* EXERCISE *
Restate, exactly and without pictures, the lines from the start of the listing below through the line holding "const bw = x.bandwidth();".
☆ ☆ ☆ ☆ ☆ ☆ ☆
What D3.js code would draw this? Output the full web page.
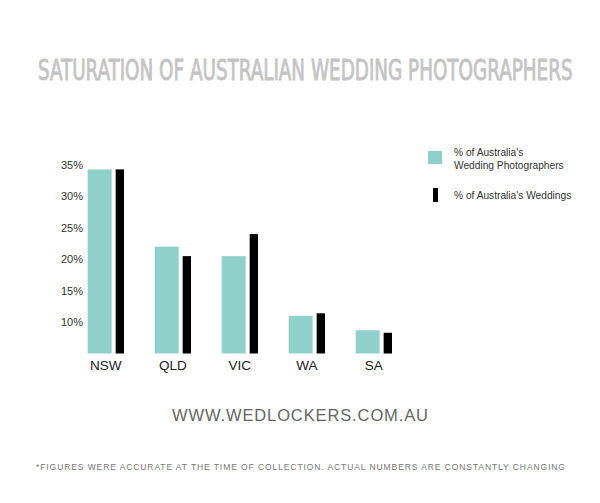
<!DOCTYPE html>
<html><head><meta charset="utf-8">
<script src="https://cdn.jsdelivr.net/npm/d3@7"></script>
<style>body{margin:0;background:#fff}svg{display:block}</style>
</head><body>
<script>
const categories = ["NSW","QLD","VIC","WA","SA"];
const photographers = [34.3, 22.0, 20.5, 11.0, 8.7];
const weddings = [34.3, 20.5, 24.0, 11.4, 8.3];
const tickValues = [10,15,20,25,30,35];
const seriesNames = ["% of Australia's\nWedding Photographers", "% of Australia's Weddings"];
const colors = ["#8fd0cb", "#000000"];

const W = 600, H = 503;
const svg = d3.select("body").append("svg").attr("width", W).attr("height", H);
svg.append("rect").attr("width", W).attr("height", H).attr("fill", "#fff");

// title: fit width naturally, then stretch vertically
const titleSize = 28.5;
const tg = svg.append("g");
const title = tg.append("text").attr("x", 0).attr("y", 0)
  .attr("font-family", "'Liberation Sans Narrow','DejaVu Sans Condensed',sans-serif")
  .attr("font-size", titleSize).attr("fill", "#c4c4c4")
  .attr("stroke", "#c4c4c4").attr("stroke-width", 0.6)
  .text("SATURATION OF AUSTRALIAN WEDDING PHOTOGRAPHERS");
const natural = title.node().getComputedTextLength();
const fitSize = titleSize * 535 / natural;
title.attr("font-size", fitSize);
tg.attr("transform", `translate(38,79.5) scale(1,${titleSize / fitSize})`);

const x = d3.scaleBand().domain(categories).range([87.7, 392]).paddingInner(0.458).paddingOuter(0);
const y = d3.scaleLinear().domain([5, 35]).range([353.5, 165]);
const bw = x.bandwidth();

const g = svg.append("g");
g.selectAll("rect.p").data(categories).join("rect").attr("class","p")
  .attr("x", d => x(d)).attr("width", bw*0.66)
  .attr("y", (d,i) => y(photographers[i])).attr("height", (d,i) => y(5) - y(photographers[i]))
  .attr("fill", colors[0]);
g.selectAll("rect.w").data(categories).join("rect").attr("class","w")
  .attr("x", d => x(d) + bw*0.77).attr("width", bw*0.23)
  .attr("y", (d,i) => y(weddings[i])).attr("height", (d,i) => y(5) - y(weddings[i]))
  .attr("fill", colors[1]);

const yAxis = svg.append("g").attr("transform", "translate(83,0)")
  .call(d3.axisLeft(y).tickValues(tickValues).tickSize(0).tickPadding(0).tickFormat(d => d + "%"));
yAxis.select(".domain").remove();
yAxis.selectAll("text").attr("font-family", "'Liberation Sans',Arial,sans-serif").attr("font-size", 11).attr("fill", "#333");

const xAxis = svg.append("g").attr("transform", "translate(0,356)")
  .call(d3.axisBottom(x).tickSize(0).tickPadding(4));
xAxis.select(".domain").remove();
xAxis.selectAll("text").attr("font-family", "'Liberation Sans',Arial,sans-serif").attr("font-size", 13.5).attr("fill", "#222");

// legend
const lg = svg.append("g");
lg.append("rect").attr("x", 428).attr("y", 151).attr("width", 14).attr("height", 13).attr("fill", colors[0]);
lg.append("rect").attr("x", 433).attr("y", 188).attr("width", 5).attr("height", 14).attr("fill", colors[1]);
const l1 = seriesNames[0].split("\n");
const ff = "'Liberation Sans',Arial,sans-serif";
lg.append("text").attr("x", 454).attr("y", 156).attr("font-family",ff).attr("font-size",10.2).attr("fill","#333").text(l1[0]);
lg.append("text").attr("x", 454).attr("y", 169).attr("font-family",ff).attr("font-size",10.2).attr("fill","#333").text(l1[1]);
lg.append("text").attr("x", 454).attr("y", 199).attr("font-family",ff).attr("font-size",10.2).attr("fill","#333").text(seriesNames[1]);

svg.append("text").attr("x", 172).attr("y", 421)
  .attr("font-family", ff).attr("font-size", 16.5).attr("fill", "#666")
  .attr("textLength", 256).attr("lengthAdjust", "spacing")
  .text("WWW.WEDLOCKERS.COM.AU");

svg.append("text").attr("x", 36).attr("y", 470)
  .attr("font-family", ff).attr("font-size", 8.5).attr("fill", "#777")
  .attr("textLength", 529).attr("lengthAdjust", "spacing")
  .text("*FIGURES WERE ACCURATE AT THE TIME OF COLLECTION.  ACTUAL NUMBERS ARE CONSTANTLY CHANGING");
</script>
</body></html>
☆ ☆ ☆ ☆ ☆ ☆ ☆
* EXERCISE OUTPUT *
What D3.js code would draw this? Output the full web page.
<!DOCTYPE html>
<html><head><meta charset="utf-8">
<script src="https://cdn.jsdelivr.net/npm/d3@7"></script>
<style>body{margin:0;background:#fff}svg{display:block}</style>
</head><body>
<script>
const categories = ["NSW","QLD","VIC","WA","SA"];
const photographers = [34.3, 22.0, 20.5, 11.0, 8.7];
const weddings = [34.3, 20.5, 24.0, 11.4, 8.3];
const tickValues = [10,15,20,25,30,35];
const seriesNames = ["% of Australia's\nWedding Photographers", "% of Australia's Weddings"];
const colors = ["#8fd0cb", "#000000"];

const W = 600, H = 503;
const svg = d3.select("body").append("svg").attr("width", W).attr("height", H);
svg.append("rect").attr("width", W).attr("height", H).attr("fill", "#fff");

// title: fit width naturally, then stretch vertically
const titleSize = 28.5;
const tg = svg.append("g");
const title = tg.append("text").attr("x", 0).attr("y", 0)
  .attr("font-family", "'Liberation Sans Narrow','DejaVu Sans Condensed',sans-serif")
  .attr("font-size", titleSize).attr("fill", "#c4c4c4")
  .attr("stroke", "#c4c4c4").attr("stroke-width", 0.6)
  .text("SATURATION OF AUSTRALIAN WEDDING PHOTOGRAPHERS");
const natural = title.node().getComputedTextLength();
const fitSize = titleSize * 535 / natural;
title.attr("font-size", fitSize);
tg.attr("transform", `translate(38,79.5) scale(1,${titleSize / fitSize})`);

const x = d3.scaleBand().domain(categories).range([87.7, 392]).paddingInner(0.458).paddingOuter(0);
const y = d3.scaleLinear().domain([5, 35]).range([353.5, 165]);
const bw = x.bandwidth();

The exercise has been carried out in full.